O Lado Bom da Vida (2012)


Uma coisa que sempre me fascinou, e acho que sempre fascinará, é uma tendência natural que algumas pessoas tem de serem hereges. A heresia é interessante porque dessacraliza os conceitos, assim como Nietzsche propõe que deveria acontecer com as metáforas criativas que se cristalizam em verdades. A arte pra ele é o lugar da potência desse desarranjo conceitual, pra mim é o lugar da heresia.
O que se tem visto em arte, principalmente no cinema comercial, é a incapacidade de desvinculação das formas estabelecidas e da violentíssima máquina publicitária das grandes empresas de venda de ideais de consumo. Ao mesmo tempo, aqueles que não querem se integrar a essa máquina ou se afastam da arte pela completa incapacidade de realizar suas obras ou então passam a vida batendo cabeça na parede em busca de um lugar, pequeno que seja, nos meios de produção artística.

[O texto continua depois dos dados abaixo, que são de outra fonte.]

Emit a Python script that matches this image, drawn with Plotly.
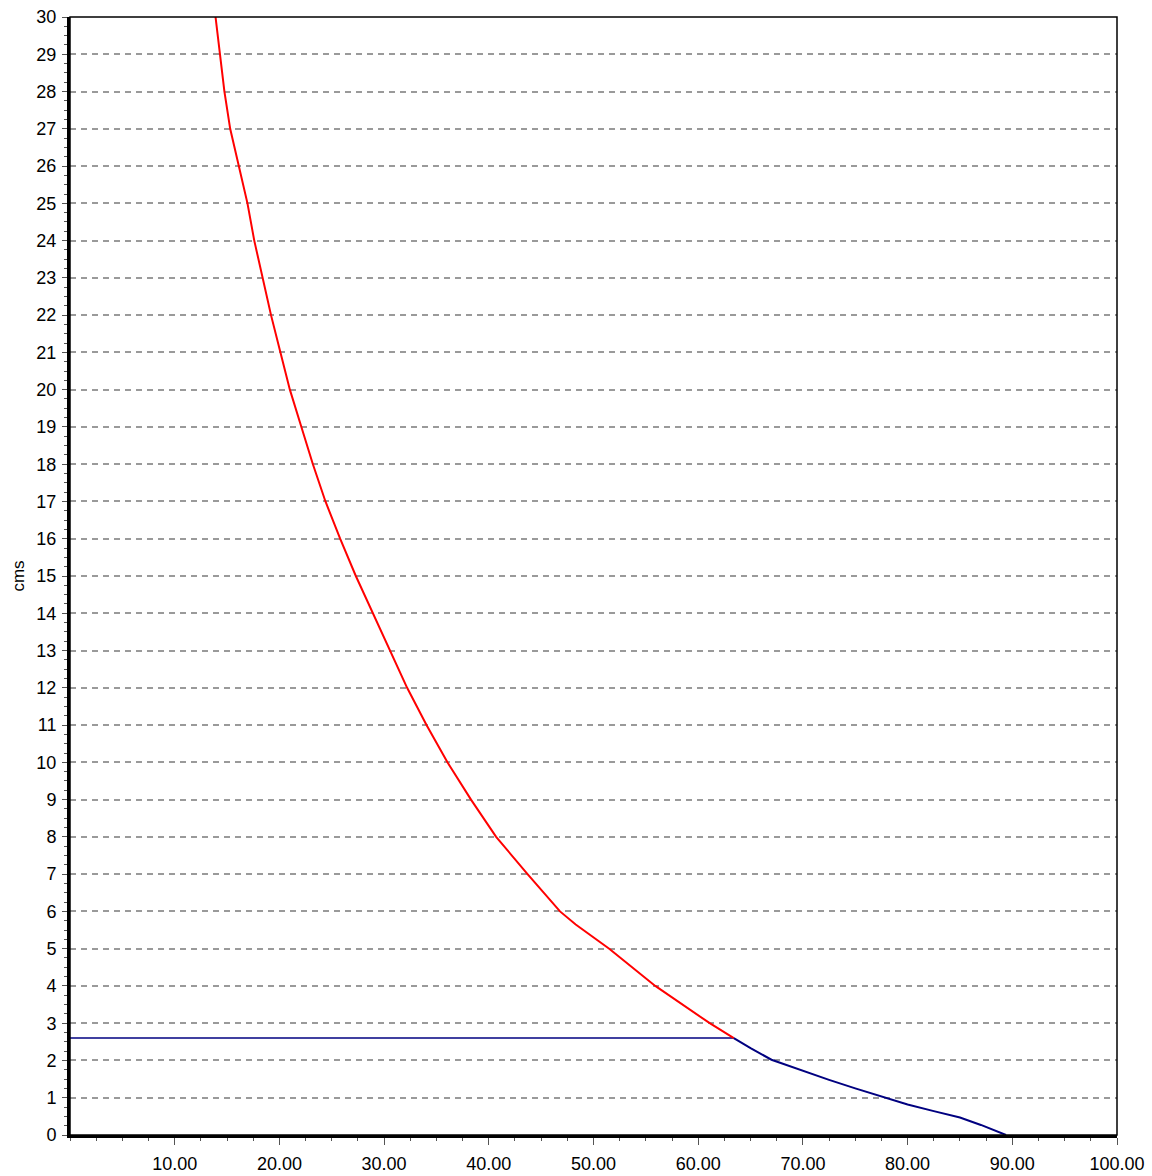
import plotly.graph_objects as go

# Red curve: depth (cms) against percentage
red_x = [13.9, 14.3, 14.75, 15.3, 16.1, 16.95, 17.6, 18.4, 19.2, 20.1, 21.0,
         22.1, 23.2, 24.4, 25.8, 27.3, 28.95, 30.55, 32.2, 34.05, 36.05,
         38.3, 40.7, 43.7, 46.8, 48.3, 51.5, 55.9, 61.1, 63.4]
red_y = [30, 29, 28, 27, 26, 25, 24, 23, 22, 21, 20,
         19, 18, 17, 16, 15, 14, 13, 12, 11, 10,
         9, 8, 7, 6, 5.65, 5, 4, 3, 2.6]

# Blue curve continuing below the crossing level
blue_x = [63.4, 65.0, 67.0, 70.0, 72.5, 75.0, 77.8, 80.0, 82.5, 85.0, 87.0, 88.5, 89.4]
blue_y = [2.6, 2.33, 2.02, 1.72, 1.48, 1.25, 1.0, 0.82, 0.64, 0.47, 0.27, 0.10, 0.0]

# Horizontal reference level
level_x = [0, 63.4]
level_y = [2.6, 2.6]

x_ticks = [10, 20, 30, 40, 50, 60, 70, 80, 90, 100]
y_ticks = list(range(0, 31))

fig = go.Figure()
fig.add_trace(go.Scatter(x=level_x, y=level_y, mode="lines",
                         line=dict(color="#000080", width=1.5), hoverinfo="skip"))
fig.add_trace(go.Scatter(x=red_x, y=red_y, mode="lines",
                         line=dict(color="#ff0000", width=2)))
fig.add_trace(go.Scatter(x=blue_x, y=blue_y, mode="lines",
                         line=dict(color="#000080", width=2)))

font = dict(family="Liberation Sans, Arial, sans-serif", size=18, color="#000000")

fig.update_layout(
    width=1152, height=1176,
    margin=dict(l=70, r=35, t=17, b=41),
    paper_bgcolor="white", plot_bgcolor="white",
    showlegend=False,
    font=font,
    xaxis=dict(
        range=[0, 100], showgrid=False, zeroline=False, automargin=False,
        showline=True, linecolor="black", linewidth=3,
        tickvals=x_ticks, ticktext=[f"{v:.2f}" for v in x_ticks],
        ticks="outside", ticklen=7, tickwidth=1, tickcolor="#555555",
        minor=dict(ticks="outside", dtick=2.5, tick0=0, ticklen=3,
                   tickcolor="#555555", showgrid=False),
        tickfont=font, ticklabelstandoff=3,
    ),
    yaxis=dict(
        range=[0, 30], zeroline=False, automargin=False,
        showline=True, linecolor="black", linewidth=3,
        tickvals=y_ticks, ticktext=[str(v) for v in y_ticks],
        ticks="outside", ticklen=5, tickwidth=1, tickcolor="#555555",
        minor=dict(ticks="outside", dtick=0.25, tick0=0, ticklen=3,
                   tickcolor="#555555", showgrid=False),
        showgrid=True, gridcolor="#9a9a9a", gridwidth=2, griddash="6px,5px",
        tickfont=font, ticklabelstandoff=2,
        title=dict(text="cms", font=dict(family=font["family"], size=17, color="#000000"),
                   standoff=8),
    ),
    shapes=[dict(type="rect", xref="paper", yref="paper", x0=0, y0=0, x1=1, y1=1,
                 line=dict(color="black", width=1.5), fillcolor="rgba(0,0,0,0)",
                 layer="above")],
)

fig.write_html("out.html")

Algumas obras, no entanto, pegam uma tangente e de dentro do sistema fazem um filme à lá sistema, com uma eficácia tremenda, mas que, se olharmos atentamente, vamos perceber que por dentro da obra percorre um espírito crítico, irônico, debochado, desviante e, por fim, herético. É o que se pode ver em “O Lado Bom da Vida” de David O. Russell, candidato ao Oscar de Melhor Filme em 2013. A trama gira em torno de Pat (Bradley Cooper) , um rapaz que acaba de sair de um manicômio e quer retomar seu casamento, e Tiffany (Jennifer Lawrence), uma ninfomaníaca que acaba de perder o marido. O filme parece compor um pano de fundo violentamente dramático, de um rapaz que não controla os ímpetos destrutivos e, por isso, entra em embates com seu pai (Robert De Niro) , também violento e viciado em aposta em jogos. Entretanto, aos poucos, pela composição do desenrolar da história e da localização dos fatos, toda a tensão vai se desfazendo em uma divertida comédia de costumes, com eventos de situações confusas, de transformações repentinas dos estados das personagens, mostrando como a tensão se desfaz na medida em que se olha um bocado mais para dentro de cada um, ou seja, conhecer cada figura é criar empatia, afeto, carinho por cada uma delas.
O desfecho que nos remete ao também excelente filme de 2006 “Pequena Miss Sunshine” (Jonathan Dayton e Valerie Faris) é o ponto alto que garante ao filme um fresco, fazendo-o merecedor estar entre os concorrentes ao Oscar. “O Lado Bom da Vida” talvez não seja o melhor filme dentro os candidatos, nem o mais celebrado, mas se eu fosse recomendar algum, pensando em qual seria o melhor custo benefício entre entretenimento, reflexão e afeto, seria ele.